PROBLEM TO SOLVE → Repeat every line of the data exactly, but not the pictures.

GIVEN MATERIAL →
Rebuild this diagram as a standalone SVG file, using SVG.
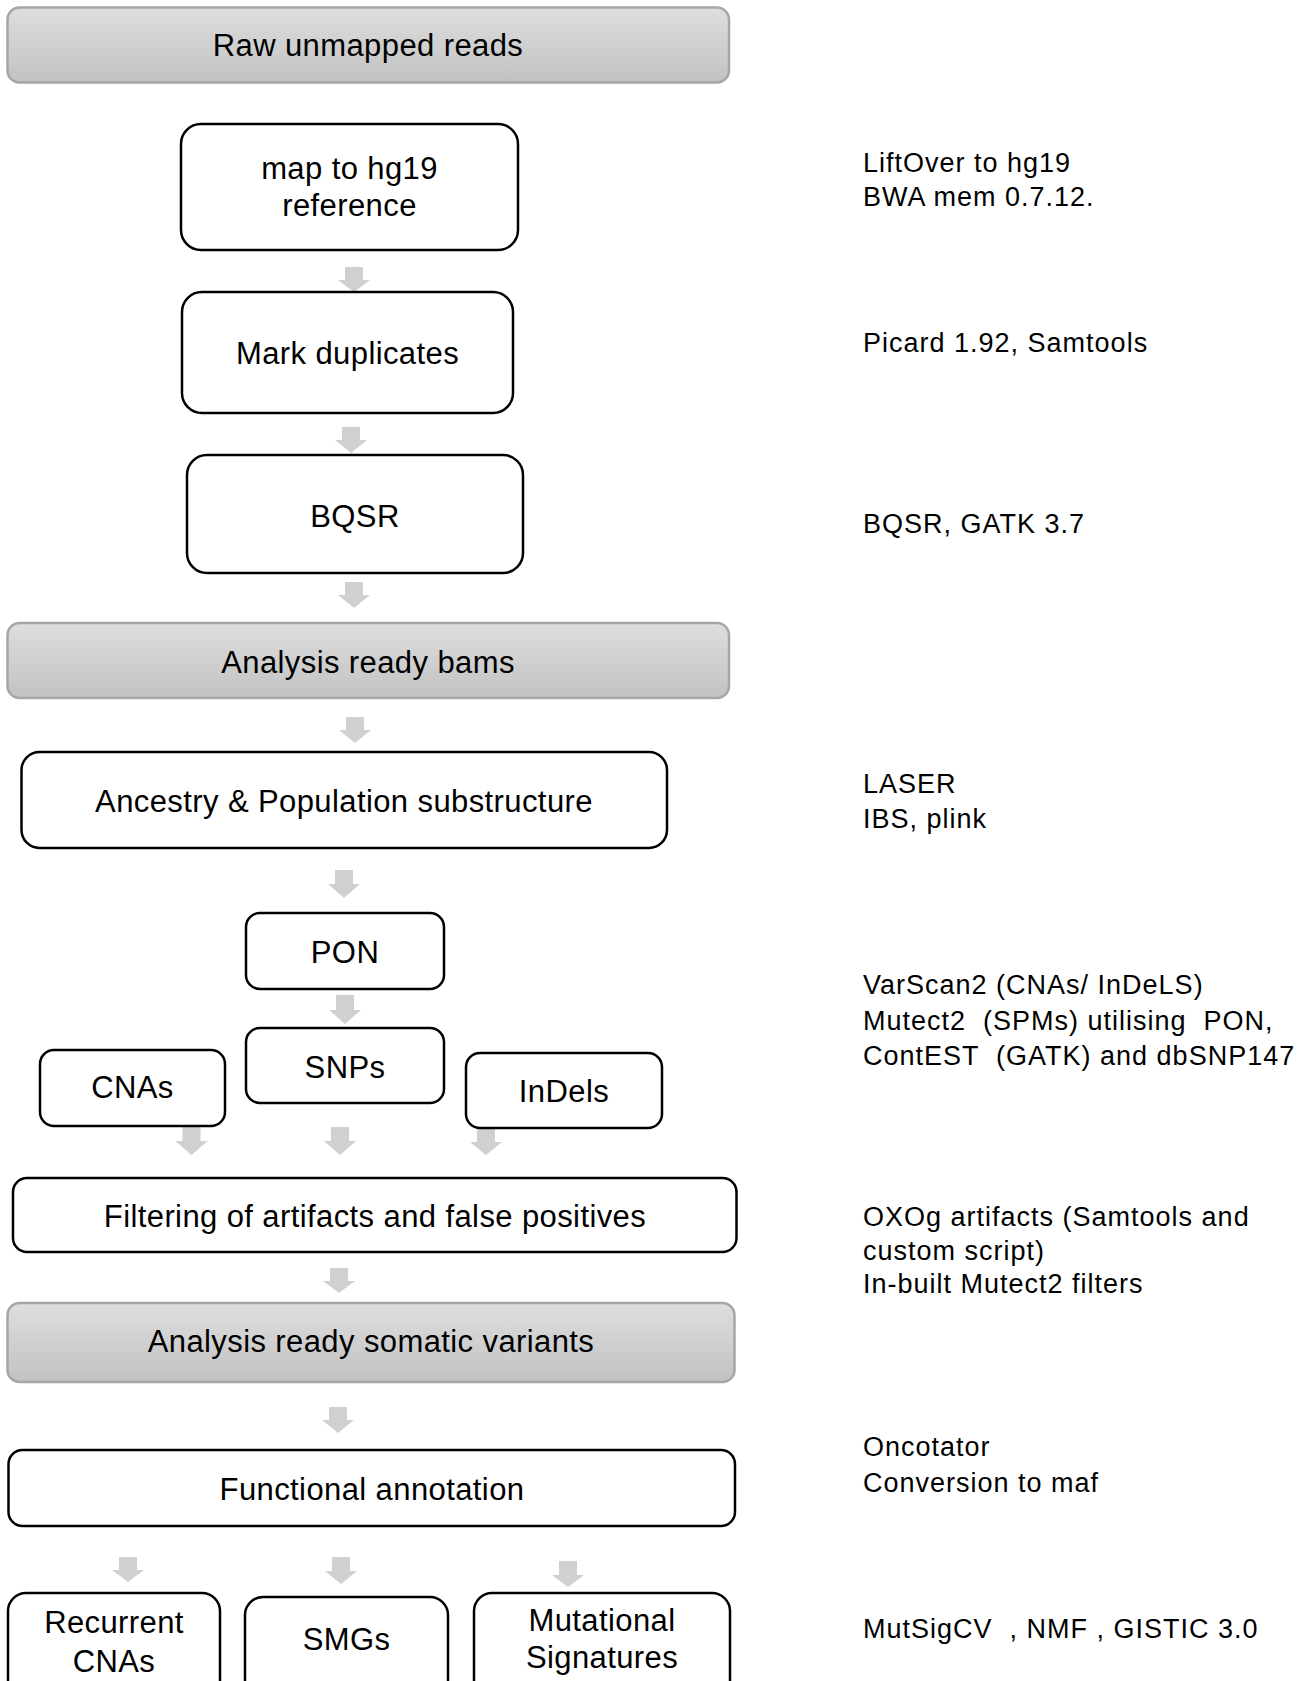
<svg xmlns="http://www.w3.org/2000/svg" width="1308" height="1681" viewBox="0 0 1308 1681">
<defs>
<linearGradient id="gray" x1="0" y1="0" x2="0" y2="1">
<stop offset="0" stop-color="#dedede"/>
<stop offset="1" stop-color="#c2c2c2"/>
</linearGradient>
<style>
.hdr{fill:url(#gray);stroke:#a6a6a6;stroke-width:2.5}
.box{fill:#ffffff;stroke:#000000;stroke-width:2.5}
.lbl{font-family:"Liberation Sans",Arial,sans-serif;font-size:31px;fill:#000;text-anchor:middle;letter-spacing:0.4px}
.note{font-family:"Liberation Sans",Arial,sans-serif;font-size:27px;fill:#000;letter-spacing:1px;white-space:pre}
.arr{fill:#d0d0d0}
</style>
</defs>
<rect width="1308" height="1681" fill="#ffffff"/>

<g id="connectors">
<path class="arr" d="M345,267 H363 V280 H370 L354,292 L338,280 H345 Z"/>
<path class="arr" d="M342,427 H360 V440 H367 L351,453 L335,440 H342 Z"/>
<path class="arr" d="M345,582 H363 V595 H370 L354,608 L338,595 H345 Z"/>
<path class="arr" d="M346,717 H364 V730 H371 L355,743 L339,730 H346 Z"/>
<path class="arr" d="M335,870 H353 V884 H360 L344,898 L328,884 H335 Z"/>
<path class="arr" d="M336,995 H354 V1010 H361 L345,1024 L329,1010 H336 Z"/>
<path class="arr" d="M182.5,1127 H200.5 V1141 H207.5 L191.5,1155 L175.5,1141 H182.5 Z"/>
<path class="arr" d="M331,1127 H349 V1141 H356 L340,1155 L324,1141 H331 Z"/>
<path class="arr" d="M477,1128 H495 V1142 H502 L486,1155 L470,1142 H477 Z"/>
<path class="arr" d="M330,1268 H348 V1281 H355 L339,1293 L323,1281 H330 Z"/>
<path class="arr" d="M329,1407 H347 V1420 H354 L338,1433 L322,1420 H329 Z"/>
<path class="arr" d="M119,1557 H137 V1570 H144 L128,1582 L112,1570 H119 Z"/>
<path class="arr" d="M332,1557 H350 V1571 H357 L341,1584 L325,1571 H332 Z"/>
<path class="arr" d="M559,1561 H577 V1575 H584 L568,1587 L552,1575 H559 Z"/>
</g>

<g id="raw">
<rect class="hdr" x="7.5" y="7.5" width="721.5" height="75" rx="12"/>
<text class="lbl" x="368" y="56">Raw unmapped reads</text>
</g>
<g id="map">
<rect class="box" x="181" y="124" width="337" height="126" rx="20"/>
<text class="lbl" x="349.5" y="179">map to hg19</text>
<text class="lbl" x="349.5" y="216">reference</text>
</g>
<g id="markdup">
<rect class="box" x="182" y="292" width="331" height="121" rx="20"/>
<text class="lbl" x="347.5" y="364">Mark duplicates</text>
</g>
<g id="bqsr">
<rect class="box" x="187" y="455" width="336" height="118" rx="20"/>
<text class="lbl" x="355" y="527">BQSR</text>
</g>
<g id="bams">
<rect class="hdr" x="7.5" y="623" width="721.5" height="75" rx="12"/>
<text class="lbl" x="368" y="673">Analysis ready bams</text>
</g>
<g id="ancestry">
<rect class="box" x="21.5" y="752" width="645.5" height="96" rx="18"/>
<text class="lbl" x="344" y="812">Ancestry &amp; Population substructure</text>
</g>
<g id="pon">
<rect class="box" x="246" y="913" width="198" height="76" rx="14"/>
<text class="lbl" x="345" y="963">PON</text>
</g>
<g id="snps">
<rect class="box" x="246" y="1028" width="198" height="75" rx="14"/>
<text class="lbl" x="345" y="1078">SNPs</text>
</g>
<g id="cnas">
<rect class="box" x="40" y="1050" width="185" height="76" rx="14"/>
<text class="lbl" x="132.5" y="1098">CNAs</text>
</g>
<g id="indels">
<rect class="box" x="466" y="1053" width="196" height="75" rx="14"/>
<text class="lbl" x="564" y="1102">InDels</text>
</g>
<g id="filtering">
<rect class="box" x="13" y="1178" width="723.5" height="74" rx="14"/>
<text class="lbl" x="375" y="1227">Filtering of artifacts and false positives</text>
</g>
<g id="somatic">
<rect class="hdr" x="7.5" y="1303" width="727" height="79" rx="12"/>
<text class="lbl" x="371" y="1352">Analysis ready somatic variants</text>
</g>
<g id="functional">
<rect class="box" x="8.5" y="1450" width="726.5" height="76" rx="14"/>
<text class="lbl" x="372" y="1500">Functional annotation</text>
</g>
<g id="recurrent">
<rect class="box" x="8" y="1593" width="212" height="130" rx="18"/>
<text class="lbl" x="114" y="1633">Recurrent</text>
<text class="lbl" x="114" y="1672">CNAs</text>
</g>
<g id="smgs">
<rect class="box" x="245" y="1597" width="203" height="130" rx="18"/>
<text class="lbl" x="346.5" y="1650">SMGs</text>
</g>
<g id="mutsig">
<rect class="box" x="474" y="1593" width="256" height="130" rx="18"/>
<text class="lbl" x="602" y="1631">Mutational</text>
<text class="lbl" x="602" y="1668">Signatures</text>
</g>

<g id="notes">
<text class="note" x="863" y="172">LiftOver to hg19</text>
<text class="note" x="863" y="206">BWA mem 0.7.12.</text>
<text class="note" x="863" y="352">Picard 1.92, Samtools</text>
<text class="note" x="863" y="533">BQSR, GATK 3.7</text>
<text class="note" x="863" y="793">LASER</text>
<text class="note" x="863" y="828">IBS, plink</text>
<text class="note" x="863" y="994">VarScan2 (CNAs/ InDeLS)</text>
<text class="note" x="863" y="1030">Mutect2  (SPMs) utilising  PON,</text>
<text class="note" x="863" y="1065">ContEST  (GATK) and dbSNP147</text>
<text class="note" x="863" y="1226">OXOg artifacts (Samtools and</text>
<text class="note" x="863" y="1260">custom script)</text>
<text class="note" x="863" y="1293">In-built Mutect2 filters</text>
<text class="note" x="863" y="1456">Oncotator</text>
<text class="note" x="863" y="1492">Conversion to maf</text>
<text class="note" x="863" y="1638">MutSigCV  , NMF , GISTIC 3.0</text>
</g>
</svg>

OUTPUT BELOW →
Rebuild this diagram as a standalone SVG file, using SVG.
<svg xmlns="http://www.w3.org/2000/svg" width="1308" height="1681" viewBox="0 0 1308 1681">
<defs>
<linearGradient id="gray" x1="0" y1="0" x2="0" y2="1">
<stop offset="0" stop-color="#dedede"/>
<stop offset="1" stop-color="#c2c2c2"/>
</linearGradient>
<style>
.hdr{fill:url(#gray);stroke:#a6a6a6;stroke-width:2.5}
.box{fill:#ffffff;stroke:#000000;stroke-width:2.5}
.lbl{font-family:"Liberation Sans",Arial,sans-serif;font-size:31px;fill:#000;text-anchor:middle;letter-spacing:0.4px}
.note{font-family:"Liberation Sans",Arial,sans-serif;font-size:27px;fill:#000;letter-spacing:1px;white-space:pre}
.arr{fill:#d0d0d0}
</style>
</defs>
<rect width="1308" height="1681" fill="#ffffff"/>

<g id="connectors">
<path class="arr" d="M345,267 H363 V280 H370 L354,292 L338,280 H345 Z"/>
<path class="arr" d="M342,427 H360 V440 H367 L351,453 L335,440 H342 Z"/>
<path class="arr" d="M345,582 H363 V595 H370 L354,608 L338,595 H345 Z"/>
<path class="arr" d="M346,717 H364 V730 H371 L355,743 L339,730 H346 Z"/>
<path class="arr" d="M335,870 H353 V884 H360 L344,898 L328,884 H335 Z"/>
<path class="arr" d="M336,995 H354 V1010 H361 L345,1024 L329,1010 H336 Z"/>
<path class="arr" d="M182.5,1127 H200.5 V1141 H207.5 L191.5,1155 L175.5,1141 H182.5 Z"/>
<path class="arr" d="M331,1127 H349 V1141 H356 L340,1155 L324,1141 H331 Z"/>
<path class="arr" d="M477,1128 H495 V1142 H502 L486,1155 L470,1142 H477 Z"/>
<path class="arr" d="M330,1268 H348 V1281 H355 L339,1293 L323,1281 H330 Z"/>
<path class="arr" d="M329,1407 H347 V1420 H354 L338,1433 L322,1420 H329 Z"/>
<path class="arr" d="M119,1557 H137 V1570 H144 L128,1582 L112,1570 H119 Z"/>
<path class="arr" d="M332,1557 H350 V1571 H357 L341,1584 L325,1571 H332 Z"/>
<path class="arr" d="M559,1561 H577 V1575 H584 L568,1587 L552,1575 H559 Z"/>
</g>

<g id="raw">
<rect class="hdr" x="7.5" y="7.5" width="721.5" height="75" rx="12"/>
<text class="lbl" x="368" y="56">Raw unmapped reads</text>
</g>
<g id="map">
<rect class="box" x="181" y="124" width="337" height="126" rx="20"/>
<text class="lbl" x="349.5" y="179">map to hg19</text>
<text class="lbl" x="349.5" y="216">reference</text>
</g>
<g id="markdup">
<rect class="box" x="182" y="292" width="331" height="121" rx="20"/>
<text class="lbl" x="347.5" y="364">Mark duplicates</text>
</g>
<g id="bqsr">
<rect class="box" x="187" y="455" width="336" height="118" rx="20"/>
<text class="lbl" x="355" y="527">BQSR</text>
</g>
<g id="bams">
<rect class="hdr" x="7.5" y="623" width="721.5" height="75" rx="12"/>
<text class="lbl" x="368" y="673">Analysis ready bams</text>
</g>
<g id="ancestry">
<rect class="box" x="21.5" y="752" width="645.5" height="96" rx="18"/>
<text class="lbl" x="344" y="812">Ancestry &amp; Population substructure</text>
</g>
<g id="pon">
<rect class="box" x="246" y="913" width="198" height="76" rx="14"/>
<text class="lbl" x="345" y="963">PON</text>
</g>
<g id="snps">
<rect class="box" x="246" y="1028" width="198" height="75" rx="14"/>
<text class="lbl" x="345" y="1078">SNPs</text>
</g>
<g id="cnas">
<rect class="box" x="40" y="1050" width="185" height="76" rx="14"/>
<text class="lbl" x="132.5" y="1098">CNAs</text>
</g>
<g id="indels">
<rect class="box" x="466" y="1053" width="196" height="75" rx="14"/>
<text class="lbl" x="564" y="1102">InDels</text>
</g>
<g id="filtering">
<rect class="box" x="13" y="1178" width="723.5" height="74" rx="14"/>
<text class="lbl" x="375" y="1227">Filtering of artifacts and false positives</text>
</g>
<g id="somatic">
<rect class="hdr" x="7.5" y="1303" width="727" height="79" rx="12"/>
<text class="lbl" x="371" y="1352">Analysis ready somatic variants</text>
</g>
<g id="functional">
<rect class="box" x="8.5" y="1450" width="726.5" height="76" rx="14"/>
<text class="lbl" x="372" y="1500">Functional annotation</text>
</g>
<g id="recurrent">
<rect class="box" x="8" y="1593" width="212" height="130" rx="18"/>
<text class="lbl" x="114" y="1633">Recurrent</text>
<text class="lbl" x="114" y="1672">CNAs</text>
</g>
<g id="smgs">
<rect class="box" x="245" y="1597" width="203" height="130" rx="18"/>
<text class="lbl" x="346.5" y="1650">SMGs</text>
</g>
<g id="mutsig">
<rect class="box" x="474" y="1593" width="256" height="130" rx="18"/>
<text class="lbl" x="602" y="1631">Mutational</text>
<text class="lbl" x="602" y="1668">Signatures</text>
</g>

<g id="notes">
<text class="note" x="863" y="172">LiftOver to hg19</text>
<text class="note" x="863" y="206">BWA mem 0.7.12.</text>
<text class="note" x="863" y="352">Picard 1.92, Samtools</text>
<text class="note" x="863" y="533">BQSR, GATK 3.7</text>
<text class="note" x="863" y="793">LASER</text>
<text class="note" x="863" y="828">IBS, plink</text>
<text class="note" x="863" y="994">VarScan2 (CNAs/ InDeLS)</text>
<text class="note" x="863" y="1030">Mutect2  (SPMs) utilising  PON,</text>
<text class="note" x="863" y="1065">ContEST  (GATK) and dbSNP147</text>
<text class="note" x="863" y="1226">OXOg artifacts (Samtools and</text>
<text class="note" x="863" y="1260">custom script)</text>
<text class="note" x="863" y="1293">In-built Mutect2 filters</text>
<text class="note" x="863" y="1456">Oncotator</text>
<text class="note" x="863" y="1492">Conversion to maf</text>
<text class="note" x="863" y="1638">MutSigCV  , NMF , GISTIC 3.0</text>
</g>
</svg>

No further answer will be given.